Effects of Cholic Acid/CDCA and FGF-19 on the Protein Levels of the Endogenous Small Heterodimer Partner (SHP) in the Mouse Liver and HepG2 Cells

  • 민계식 (진주산업대학교 제약공학과)
  • Min, Gye-Sik (Department of Pharmaceutical Engineering, Jinju National University)
  • 발행 : 2009.12.30

초록

최근의 연구에서 생쥐에 장기간 서구식 사료를 급여했을 때 내인성 SHP 단백질의 수준이 증가함을 보고하였다. 또한 HepG2 세포배양을 통한 실험에서, CDCA 처리가 내인성 SHP 단백질의 수준을 증가시킬 뿐만 아니라 외인성으로 발현된 flag-SHP의 분해율을 감소시켰다. 그리고 HepG2 세포를 ad-flag-SHP로 유전자 형질전환 시켰을 때, 담즙산에 의해 유도되어진 소장 FGF-19이 외인성으로 발현된 flag-SHP 단백질의 반감기를 증가시켰다. 그러나 cholic acid와 FGF-19에 의한 내인성 SHP 단백질의 발현수준과 분해율은 생쥐 또는 배양된 간암세포주에서 아직 명확히 이해되고 있지 않다. 이 연구는 cholic acid의 처리가 생쥐에서 내인성 SHP 단백질의 수준에 미치는 영향과, FGF-19이 HepG2 세포주에서 내인성 SHP 단백질의 분해율에 미치는 영향을 조사하였다. 정상적인 사료를 급여한 대조군 생쥐에서의 내인성 SHP 단백질 수준과 비교하여, 0.5%의 cholic acid를 첨가한 사료를 급여한 생쥐에서는 12시간과 24시간의 처리기간 동안에 내인성 SHP 단백질의 수준이 증가하였다. 배양된 인간 간암세포주인 HepG2에서 CDCA의 처리는 CDCA를 처리하지 않은 대조군 세포주와 비교하여 내인성 SHP 단백질의 분해율을 유의성 있게 변화시키지 않았다. 한편 외인성 ad-flag-SHP 단백질에 대한 이전의 연구와 일치하게, HepG2 세포에 cyclohexamide를 처리하였을 때 FGF-19는 내인성 SHP 단백질의 분해율을 현저히 감소시켰다. 이러한 결과는 담즙산과 FGF-19 모두 생쥐의 간과 HepG2 세포주에서 내인성 SHP 단백질의 수준을 증가시킴을 제시한다.

Recent studies determined that a chronic western-style diet increased the endogenous small heterodimer partner (SHP) protein levels in mice.

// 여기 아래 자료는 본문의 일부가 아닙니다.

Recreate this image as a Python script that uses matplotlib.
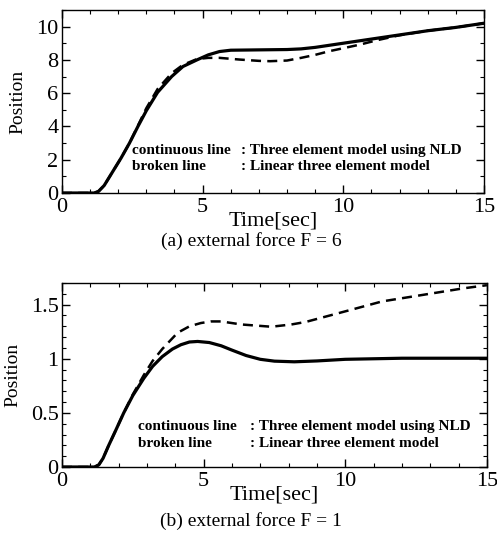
import matplotlib.pyplot as plt
from matplotlib.ticker import MultipleLocator, FormatStrFormatter

plt.rcParams['font.family'] = ['Liberation Serif', 'DejaVu Serif']

# (a) F = 6
t_a_nld = [0, 1.15, 1.3, 1.5, 1.7, 1.9, 2.1, 2.4, 2.7, 3.0, 3.4, 3.9, 4.3, 4.8, 5.2, 5.6,
           6.0, 7.0, 8.0, 8.5, 9.0, 10, 11, 12, 13, 14, 15]
x_a_nld = [0, 0, 0.1, 0.45, 1.0, 1.55, 2.1, 3.0, 4.0, 4.95, 6.05, 7.0, 7.6, 8.0, 8.3, 8.5,
           8.58, 8.6, 8.62, 8.66, 8.75, 9.0, 9.25, 9.5, 9.75, 9.95, 10.2]
t_a_lin = [0, 1.15, 1.3, 1.5, 1.7, 1.9, 2.1, 2.4, 2.7, 3.0, 3.4, 3.9, 4.3, 4.8, 5.2, 5.6,
           6.3, 7.0, 7.4, 8.0, 8.5, 9.0, 9.5, 10.0, 10.6, 11.2, 12, 13, 14, 15]
x_a_lin = [0, 0, 0.1, 0.45, 1.0, 1.55, 2.1, 3.0, 4.05, 5.1, 6.25, 7.2, 7.7, 8.05, 8.12, 8.12,
           8.02, 7.94, 7.92, 7.96, 8.12, 8.3, 8.52, 8.7, 8.92, 9.18, 9.48, 9.75, 9.95, 10.2]

# (b) F = 1
t_b_nld = [0, 1.15, 1.3, 1.45, 1.65, 1.9, 2.18, 2.5, 2.89, 3.2, 3.54, 3.9, 4.2, 4.5, 4.79,
           5.2, 5.62, 6.0, 6.5, 7.0, 7.5, 8.2, 9.0, 10, 11, 12, 15]
x_b_nld = [0, 0, 0.02, 0.08, 0.2, 0.34, 0.5, 0.66, 0.82, 0.93, 1.02, 1.09, 1.13, 1.155, 1.16,
           1.15, 1.12, 1.08, 1.03, 0.995, 0.978, 0.972, 0.98, 0.995, 1.0, 1.005, 1.005]
t_b_lin = [0, 1.15, 1.3, 1.45, 1.65, 1.9, 2.18, 2.5, 2.89, 3.2, 3.54, 4.08, 4.5, 4.9, 5.26,
           5.62, 6.33, 7.39, 8.1, 8.6, 9.17, 10.24, 11.3, 12.73, 14.15, 15]
x_b_lin = [0, 0, 0.02, 0.08, 0.2, 0.34, 0.5, 0.67, 0.85, 0.98, 1.09, 1.24, 1.3, 1.33, 1.345,
           1.345, 1.317, 1.296, 1.317, 1.34, 1.38, 1.455, 1.53, 1.59, 1.65, 1.68]

fig = plt.figure(figsize=(4.97, 5.4), dpi=100)
ax1 = fig.add_axes([0.1247, 0.6426, 0.849, 0.339])
ax2 = fig.add_axes([0.1247, 0.1352, 0.855, 0.3407])


def style_axes(ax, ymax, ymajor, yminor):
    ax.set_xlim(0, 15)
    ax.set_ylim(0, ymax)
    ax.xaxis.set_major_locator(MultipleLocator(5))
    ax.xaxis.set_minor_locator(MultipleLocator(1))
    ax.yaxis.set_major_locator(MultipleLocator(ymajor))
    ax.yaxis.set_minor_locator(MultipleLocator(yminor))
    ax.yaxis.set_major_formatter(FormatStrFormatter('%g'))
    ax.tick_params(which='both', direction='in', top=True, right=True, labelsize=16)
    ax.tick_params(axis='x', pad=3.5)
    ax.tick_params(axis='y', pad=2.5)
    ax.tick_params(which='major', length=6, width=1)
    ax.tick_params(which='minor', length=3, width=0.8)
    for s in ax.spines.values():
        s.set_linewidth(1)
    ax.set_xlabel('Time[sec]', fontsize=16, labelpad=-4)
    ax.set_ylabel('Position', fontsize=14, labelpad=7)


ax1.plot(t_a_nld, x_a_nld, color='black', lw=2.3)
ax1.plot(t_a_lin, x_a_lin, color='black', lw=1.8, ls=(0, (4, 2.5)))
style_axes(ax1, 11, 2, 1)
ax1.text(2.49, 2.33, 'continuous line', fontsize=11, fontweight='bold')
ax1.text(2.49, 1.38, 'broken line', fontsize=11, fontweight='bold')
ax1.text(6.35, 2.33, ': Three element model using NLD', fontsize=11, fontweight='bold')
ax1.text(6.35, 1.38, ': Linear three element model', fontsize=11, fontweight='bold')

ax2.plot(t_b_nld, x_b_nld, color='black', lw=2.3)
ax2.plot(t_b_lin, x_b_lin, color='black', lw=1.8, ls=(0, (4, 2.5)))
style_axes(ax2, 1.7, 0.5, 0.1)
ax2.text(2.68, 0.34, 'continuous line', fontsize=11, fontweight='bold')
ax2.text(2.68, 0.186, 'broken line', fontsize=11, fontweight='bold')
ax2.text(6.62, 0.34, ': Three element model using NLD', fontsize=11, fontweight='bold')
ax2.text(6.62, 0.186, ': Linear three element model', fontsize=11, fontweight='bold')

fig.text(0.505, 0.553, '(a) external force F = 6', fontsize=14, ha='center', va='center')
fig.text(0.505, 0.035, '(b) external force F = 1', fontsize=14, ha='center', va='center')

fig.savefig('out.png', dpi=100)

In experiments with cell cultures, chenodeoxy cholic acid (CDCA) treatment increased endogenous SHP protein levels and reduced the degradation rate of exogenously expressed flag-SHP levels in the human hepatoma cell line, HepG2 cells. In addition, bile acid-induced intestinal fibroblast growth factor-19 (FGF-19) increased the half-life of the exogenously expressed SHP when HepG2 cells were transfected with ad-flag-SHP. However, both the expression level and the degradation rate of the endogenous SHP in response to cholic acid and FGF-19 have not been well understood, either in mice or in cultured HepG2 cells. This study examined the effects of cholic acid treatment on the endogenous SHP protein levels in mice and the effects of FGF-19 on the degradation rate of the endogenous SHP protein in HepG2 cells. Mice fed 0.5% cholic acid in normal chow showed an increase in endogenous SHP protein levels during both 12 hr and 24 hr treatment periods as compared to control mice fed only normal chow. In cultured HepG2 cells, treatment with CDCA did not noticeably change the rate of degradation in the endogenous SHP protein from cells not treated with CDCA. Although consistent with the previous studies on the exogenous ad-flag-SHP protein, treatment with FGF-19 significantly decreased the degradation rate of the endogenous SHP protein when HepG2 cells were treated with cyclohexamide. These results suggest that both bile acids and FGF-19 increase the endogenous SHP protein levels in mouse liver and HepG2 cells.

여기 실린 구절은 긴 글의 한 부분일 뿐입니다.